Experiments on standard benchmarks have shown that the proposed method significantly outperforms baselines.

Q2: Please summarize your review in 1-2 sentences
The framework generalizes dual decomposition to marginal MAP. It seems to have solid theoretical and practical contributions to the field.

Submitted by Assigned_Reviewer_3

Q1: Comments to author(s). First provide a summary of the paper, and then address the following criteria: Quality, clarity, originality and significance. (For detailed reviewing guidelines, see http://nips.cc/PaperInformation/ReviewerInstructions)
The paper works on the problem of marginal MAP inference in graphical models, which first marginalise a set of variables and then find the MAP configuration of the rest variables. It derives a decomposable bound on the problem, which can be considered as a generalisation of dual decomposition for MAP inference and TRW for marginal inference. Based on the bound, the authors propose an algorithm for marginal MAP inference (Algorithm 1).

* The paper is well written and very easy to follow. * The approach is well motivated and technically correct. * The result has both theoretical and algorithmic significance:

- It generalises and unifies the bounds derived in existing research works.

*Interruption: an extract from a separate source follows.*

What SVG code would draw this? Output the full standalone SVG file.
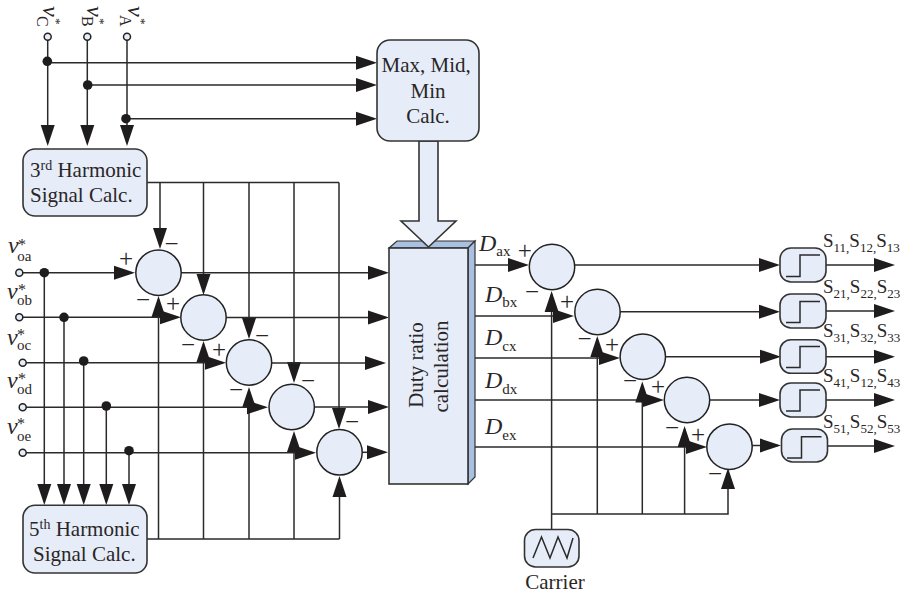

- It leads to an algorithm which is faster and more reliable than previous methods. * The marginal MAP inference have an important role in learning latent variable models. This work is likely to have impact on latent variable problems. * The two central ideas of this paper: i) using powered-sum to unify max and sum operations and ii) deriving upper bound of the powered-sum from Holder's inequality have existed in existing works: [16] and [17] respectively. Thus, the idea of this paper is probably not very original but it is still an important incremental work on [16] and [17].
Q2: Please summarize your review in 1-2 sentences
The paper derives a decomposable upper bound for the problem of MAP inference. It is well written, interesting and technically sound and thus should be considered to be accepted by NIPS.

Author Feedback
Author Feedback
Q1:Author rebuttal: Please respond to any concerns raised in the reviews. There are no constraints on how you want to argue your case, except for the fact that your text should be limited to a maximum of 5000 characters. Note however, that reviewers and area chairs are busy and may not read long vague rebuttals. It is in your own interest to be concise and to the point.
We thank all the reviewers for their helpful suggestions. In particular, thanks to "heavy" reviewers AR1, 3, and 4, for their detailed comments.

Reviewer 2:
Thanks for the reference. We will read the paper and make a connection.

Reviewer 4:
--Related Work: "On the other hand, the dual, or free energy... the resulting optimization is only guaranteed to be a bound at convergence..."
Our argument holds for the free energy form, in which the upper bound is a constrained maximization; if not yet maximized, it may not be a bound (and typically, the local consistency constraints are also not enforced until convergence, making its relationship to the true value unclear). However, some methods obtain a primal bound by re-taking a dual of the free energy. For example, Meltzer et al. propose a family of re-dualized bounds, so as to provide a bound at any point.

To be more specific, we replicate Eq. (10) and its preceding inequality from Meltzer et al., and abbreviate '\alpha' as 'a':
max_{q} F = max_q \sum_a ( < theta_a, q_a > + c_a H_a ) , (I)
<= \sum_a max_{q_a} ( < theta_a, q_a > + c_a H_a ) , (II)
= \sum_a c_a ln Z_{theta_a} . (III)
(I) is the "dual" (free energy) form that most methods optimize (e.g. Wainright et al. 2005, Hazan et al. 2008);
(II) is a relaxation of that form, which upper bounds the optimum;
(III) is the dual form of (II), giving a primal, "decomposition-like" bound. Often, the free energy beliefs can be re-transformed into such a decomposition bound. But, this one requires that c_a be all positive, which is not always easily satisfied and hard to apply to marginal MAP.

-- Thanks for pointing to Ruozzi et al. TIT13; we will cite it in full-length version. We also appreciate you pointing out the typos, and will revise accordingly.

Reviewer 5:
Thanks for your feedback. Agreed, but "Inferning" was not coined by us; it was used as a workshop name in ICML'12 and ICML'13. Perhaps we can refer to it differently.